CHALLENGE: Among the entries that follow, tally the lines with the string "matplotlib". Give no more than the number.
====================
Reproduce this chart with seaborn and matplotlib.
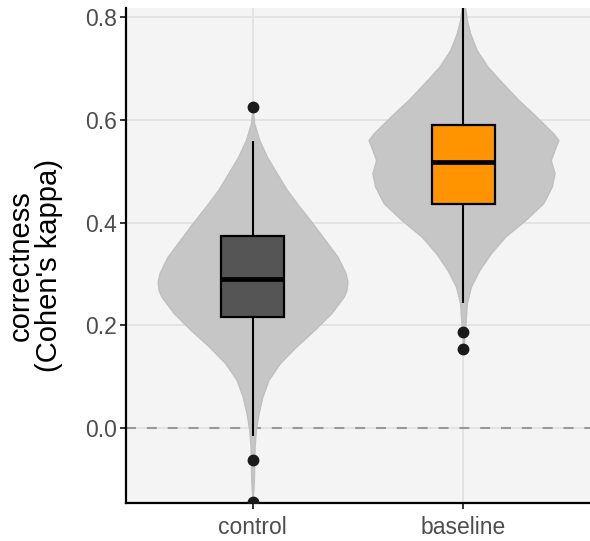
import numpy as np
import pandas as pd
import matplotlib
matplotlib.use("Agg")
import matplotlib.pyplot as plt
import seaborn as sns

# ---- data ----
categories = ["control", "baseline"]
box_colors = ["#555555", "#FF9300"]

# representative samples (whisker ends, quartiles, median, outliers)
control_values = [-0.144, -0.062, -0.015, 0.217, 0.25, 0.27, 0.291,
                  0.32, 0.35, 0.375, 0.45, 0.56, 0.625]
baseline_values = [0.154, 0.187, 0.243, 0.437, 0.47, 0.50, 0.518,
                   0.54, 0.57, 0.590, 0.65, 0.72, 0.819]

# violin density profiles (value, relative half-width)
control_violin_y = [0.625, 0.594, 0.561, 0.529, 0.496, 0.464, 0.431, 0.399,
                    0.367, 0.334, 0.302, 0.285, 0.269, 0.256, 0.224, 0.191,
                    0.159, 0.127, 0.094, 0.062, 0.029, -0.003, -0.036,
                    -0.101, -0.144]
control_violin_w = [0.0, 0.016, 0.07, 0.15, 0.256, 0.361, 0.495, 0.632,
                    0.761, 0.895, 0.98, 1.0, 0.99, 0.96, 0.83, 0.65,
                    0.46, 0.29, 0.168, 0.105, 0.063, 0.035, 0.021,
                    0.014, 0.0]
baseline_violin_y = [0.85, 0.818, 0.795, 0.769, 0.736, 0.704, 0.672, 0.639,
                     0.607, 0.574, 0.561, 0.542, 0.522, 0.496, 0.470, 0.438,
                     0.405, 0.373, 0.341, 0.308, 0.276, 0.243, 0.211, 0.154]
baseline_violin_w = [0.005, 0.018, 0.035, 0.07, 0.14, 0.253, 0.41, 0.58,
                     0.765, 0.947, 1.0, 0.96, 0.92, 0.96, 0.93, 0.84,
                     0.65, 0.44, 0.29, 0.168, 0.079, 0.035, 0.024, 0.0]

y_ticks = [0.0, 0.2, 0.4, 0.6, 0.8]
y_label = "correctness\n(Cohen's kappa)"

# ---- figure ----
sns.set_theme(style="whitegrid")
plt.rcParams["font.family"] = ["Liberation Sans", "DejaVu Sans"]

fig = plt.figure(figsize=(5.90, 5.41), dpi=100)
ax = fig.add_axes([0.2136, 0.0708, 0.7864, 0.9139])
ax.set_facecolor("#F4F4F4")

violins = [(control_violin_y, control_violin_w),
           (baseline_violin_y, baseline_violin_w)]
for i, (vy, vw) in enumerate(violins):
    vy = np.asarray(vy)
    vw = np.asarray(vw) * 0.45
    ax.fill_betweenx(vy, i - vw, i + vw, facecolor="#C6C6C6",
                     edgecolor="#BFBFBF", linewidth=1.0, zorder=1)

ax.axhline(0, color="#999999", linewidth=1.5,
           linestyle=(0, (4.8, 5.2)), zorder=0.8)

df = pd.DataFrame({
    "group": ["control"] * len(control_values) + ["baseline"] * len(baseline_values),
    "value": control_values + baseline_values,
})
sns.boxplot(data=df, x="group", y="value", hue="group", order=categories,
            hue_order=categories, palette=dict(zip(categories, box_colors)),
            width=0.3, saturation=1, linewidth=1.5, showcaps=False,
            legend=False, ax=ax,
            boxprops=dict(edgecolor="black", linewidth=1.6, zorder=3),
            medianprops=dict(color="black", linewidth=3.4, zorder=4),
            whiskerprops=dict(color="black", linewidth=1.5, zorder=2),
            flierprops=dict(marker="o", markerfacecolor="#1A1A1A",
                            markeredgecolor="#1A1A1A", markersize=7.5,
                            zorder=5))

ax.set_xlim(-0.6, 1.6)
ax.set_ylim(-0.145, 0.8175)
ax.set_yticks(y_ticks)
ax.set_yticklabels([f"{t:.1f}" for t in y_ticks])
ax.set_xlabel("")
ax.set_ylabel(y_label, fontsize=21, color="black", labelpad=7,
              linespacing=1.05)
ax.yaxis.set_label_coords(-0.135, 0.48)

ax.grid(True, color="#E3E3E3", linewidth=1.4, zorder=0)
ax.set_axisbelow(True)
for side in ["top", "right"]:
    ax.spines[side].set_visible(False)
for side in ["left", "bottom"]:
    ax.spines[side].set_visible(True)
    ax.spines[side].set_color("black")
    ax.spines[side].set_linewidth(1.6)

ax.tick_params(axis="both", which="both", length=4.5, width=1.4,
               color="#333333", labelcolor="#4D4D4D", labelsize=16.5,
               left=True, bottom=True, pad=2)
ax.tick_params(axis="x", pad=5)

fig.savefig("out.png", dpi=100, facecolor="white")
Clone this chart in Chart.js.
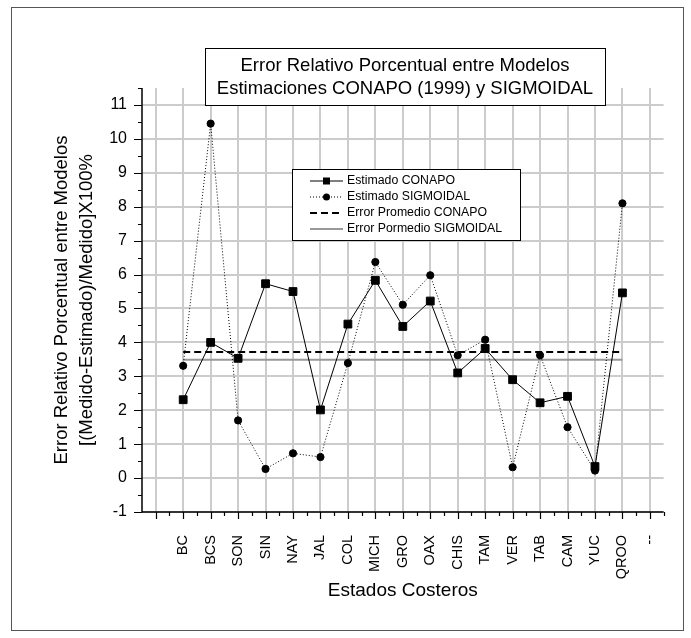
<!DOCTYPE html>
<html lang="es">
<head>
<meta charset="utf-8">
<title>Error Relativo Porcentual entre Modelos</title>
<script src="https://cdn.jsdelivr.net/npm/chart.js@4.4.1/dist/chart.umd.min.js"></script>
<style>
  html, body { margin: 0; padding: 0; background: #fff; }
  #grafica { display: block; }
</style>
</head>
<body>
<canvas id="grafica" width="691" height="638"></canvas>
<script>
// Datos
const estados = ['BC', 'BCS', 'SON', 'SIN', 'NAY', 'JAL', 'COL', 'MICH', 'GRO', 'OAX', 'CHIS', 'TAM', 'VER', 'TAB', 'CAM', 'YUC', 'QROO'];
const etiquetasX = ['', ...estados, '--'];
const estimadoConapo = [2.31, 4.00, 3.53, 5.73, 5.50, 2.01, 4.54, 5.83, 4.47, 5.22, 3.10, 3.82, 2.90, 2.22, 2.41, 0.34, 5.46];
const estimadoSigmoidal = [3.31, 10.45, 1.70, 0.27, 0.73, 0.62, 3.39, 6.37, 5.11, 5.98, 3.62, 4.08, 0.32, 3.62, 1.50, 0.22, 8.10];
const promedios = [3.72, 3.49]; // CONAPO, SIGMOIDAL
const ticksY = [-1, 0, 1, 2, 3, 4, 5, 6, 7, 8, 9, 10, 11];

const titulo = ['Error Relativo Porcentual entre Modelos', 'Estimaciones CONAPO (1999) y SIGMOIDAL'];
const F = 'Arial, "Liberation Sans", sans-serif';
const GRIS = '#cccccc';

// la primera y la última categoría van vacías
const rellenar = arr => [null, ...arr, null];

// fondo y marco exterior
const marco = {
  id: 'marco',
  beforeDraw(chart) {
    const ctx = chart.ctx;
    ctx.save();
    ctx.fillStyle = '#fff';
    ctx.fillRect(0, 0, chart.width, chart.height);
    ctx.strokeStyle = '#555';
    ctx.lineWidth = 1;
    ctx.strokeRect(11.5, 7.5, 672, 623);
    ctx.restore();
  }
};

// rejilla gris en cada categoría y en cada entero
const rejilla = {
  id: 'rejilla',
  beforeDatasetsDraw(chart) {
    const { ctx, scales: { x, y }, chartArea: a } = chart;
    ctx.save();
    ctx.strokeStyle = GRIS;
    ctx.lineWidth = 2;
    ctx.beginPath();
    etiquetasX.forEach((_, i) => {
      const px = Math.round(x.getPixelForValue(i));
      ctx.moveTo(px, a.top);
      ctx.lineTo(px, a.bottom);
    });
    ticksY.forEach(v => {
      const py = Math.round(y.getPixelForValue(v));
      ctx.moveTo(a.left, py);
      ctx.lineTo(a.right, py);
    });
    ctx.stroke();
    ctx.restore();
  }
};

// ejes y marcas mayores y menores
const marcasEjes = {
  id: 'marcasEjes',
  afterDraw(chart) {
    const { ctx, scales: { x, y }, chartArea: a } = chart;
    ctx.save();
    ctx.strokeStyle = '#000';
    ctx.lineWidth = 1.5;
    ctx.beginPath();
    ctx.moveTo(a.left, a.top);
    ctx.lineTo(a.left, a.bottom);
    ctx.lineTo(a.right, a.bottom);
    ctx.stroke();
    ctx.lineWidth = 1.2;
    ctx.beginPath();
    y.ticks.forEach(t => {
      const py = Math.round(y.getPixelForValue(t.value)) + 0.5;
      const len = Number.isInteger(t.value) ? 8 : 4;
      ctx.moveTo(a.left - len, py);
      ctx.lineTo(a.left, py);
    });
    const paso = x.getPixelForValue(1) - x.getPixelForValue(0);
    etiquetasX.forEach((_, i) => {
      const px = Math.round(x.getPixelForValue(i)) + 0.5;
      ctx.moveTo(px, a.bottom);
      ctx.lineTo(px, a.bottom + 7);
      const pm = Math.round(x.getPixelForValue(i) + paso / 2) + 0.5;
      ctx.moveTo(pm, a.bottom);
      ctx.lineTo(pm, a.bottom + 4);
    });
    ctx.stroke();
    ctx.restore();
  }
};

// título dentro de un recuadro
const cajaTitulo = {
  id: 'cajaTitulo',
  afterDraw(chart) {
    const ctx = chart.ctx;
    ctx.save();
    ctx.fillStyle = '#fff';
    ctx.fillRect(205, 48, 400, 57);
    ctx.strokeStyle = '#000';
    ctx.lineWidth = 1;
    ctx.strokeRect(205.5, 48.5, 400, 57);
    ctx.fillStyle = '#000';
    ctx.font = '18.5px ' + F;
    ctx.textAlign = 'center';
    ctx.textBaseline = 'alphabetic';
    titulo.forEach((t, i) => ctx.fillText(t, 405, 71 + i * 22.6));
    ctx.restore();
  }
};

// leyenda dentro del área de la gráfica
const leyenda = {
  id: 'leyenda',
  afterDraw(chart) {
    const ctx = chart.ctx;
    ctx.save();
    ctx.fillStyle = '#fff';
    ctx.fillRect(292.5, 169.5, 228, 71);
    ctx.strokeStyle = '#000';
    ctx.lineWidth = 1;
    ctx.strokeRect(292.5, 169.5, 228, 71);
    ctx.font = '12.3px ' + F;
    ctx.textBaseline = 'middle';
    ctx.textAlign = 'left';
    chart.data.datasets.forEach((ds, i) => {
      const cy = 181 + i * 16;
      ctx.strokeStyle = ds.borderColor;
      ctx.lineWidth = ds.borderWidth;
      ctx.setLineDash(ds.borderDash || []);
      ctx.beginPath();
      ctx.moveTo(310, cy);
      ctx.lineTo(343, cy);
      ctx.stroke();
      ctx.setLineDash([]);
      ctx.fillStyle = '#000';
      if (ds.pointStyle === 'rect') {
        ctx.fillRect(323, cy - 3.5, 7, 7);
      } else if (ds.pointStyle === 'circle') {
        ctx.beginPath();
        ctx.arc(326.5, cy, 3.5, 0, Math.PI * 2);
        ctx.fill();
      }
      ctx.fillText(ds.label, 347, cy);
    });
    ctx.restore();
  }
};

const ctx = document.getElementById('grafica').getContext('2d');
const grafica = new Chart(ctx, {
  type: 'line',
  data: {
    labels: etiquetasX,
    datasets: [
      {
        label: 'Estimado CONAPO',
        data: rellenar(estimadoConapo),
        borderColor: '#000',
        borderWidth: 1,
        pointStyle: 'rect',
        pointRadius: 5.5,
        pointBackgroundColor: '#000',
        pointBorderColor: '#000',
        pointBorderWidth: 1,
        order: 0
      },
      {
        label: 'Estimado SIGMOIDAL',
        data: rellenar(estimadoSigmoidal),
        borderColor: '#000',
        borderWidth: 1,
        borderDash: [1, 2],
        pointStyle: 'circle',
        pointRadius: 3.6,
        pointBackgroundColor: '#000',
        pointBorderColor: '#000',
        pointBorderWidth: 1,
        order: 1
      },
      {
        label: 'Error Promedio CONAPO',
        data: rellenar(estados.map(() => promedios[0])),
        borderColor: '#000',
        borderWidth: 2,
        borderDash: [7, 4],
        pointRadius: 0,
        order: 2
      },
      {
        label: 'Error Pormedio SIGMOIDAL',
        data: rellenar(estados.map(() => promedios[1])),
        borderColor: '#999',
        borderWidth: 2,
        pointRadius: 0,
        order: 3
      }
    ]
  },
  options: {
    responsive: false,
    animation: false,
    devicePixelRatio: 1,
    layout: { padding: { top: 88, right: 27, left: 40, bottom: 20 } },
    plugins: {
      legend: { display: false },
      title: { display: false },
      tooltip: { enabled: false }
    },
    scales: {
      x: {
        offset: true,
        grid: { display: false, drawTicks: false },
        border: { display: false },
        ticks: {
          autoSkip: false,
          maxRotation: 90,
          minRotation: 90,
          padding: 23,
          color: '#000',
          font: { family: F, size: 14.5 }
        },
        title: {
          display: true,
          text: 'Estados Costeros',
          color: '#000',
          font: { family: F, size: 19 },
          padding: { top: 0, bottom: 16 }
        },
        afterFit: s => { s.height = 106; }
      },
      y: {
        min: -1,
        max: 11.5,
        grid: { display: false, drawTicks: false },
        border: { display: false },
        ticks: {
          stepSize: 0.5,
          autoSkip: false,
          padding: 15,
          color: '#000',
          font: { family: F, size: 16 },
          callback: v => ticksY.includes(v) ? v : ''
        },
        title: {
          display: true,
          text: ['Error Relativo Porcentual entre Modelos', '[(Medido-Estimado)/Medido]X100%'],
          color: '#000',
          font: { family: F, size: 18.5, lineHeight: 1.35 },
          padding: { top: 9.5, bottom: 0 }
        },
        afterFit: s => { s.width = 102; }
      }
    }
  },
  plugins: [marco, rejilla, marcasEjes, cajaTitulo, leyenda]
});
</script>
</body>
</html>
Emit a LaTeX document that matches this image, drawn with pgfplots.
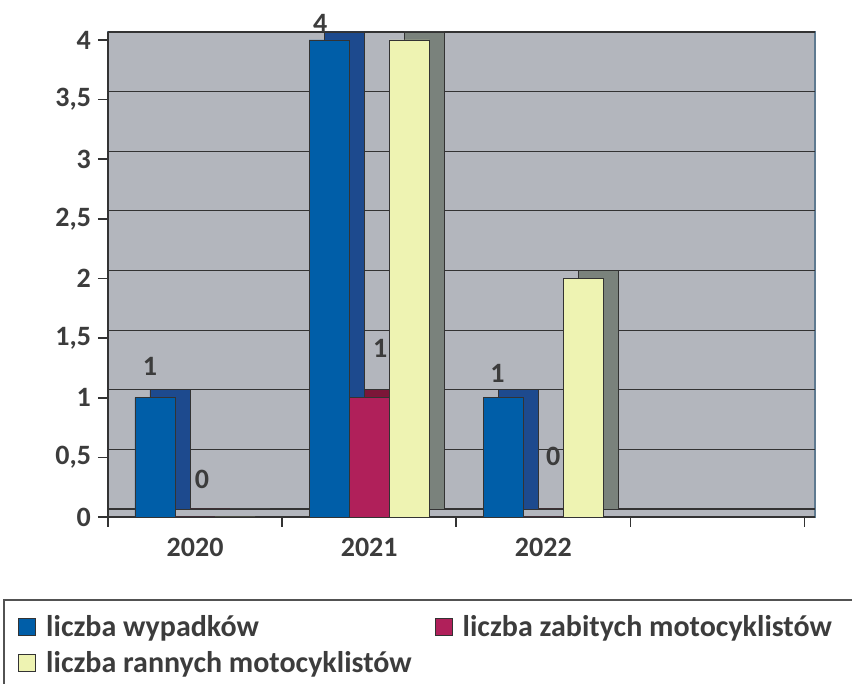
====================
RESULT BELOW: 4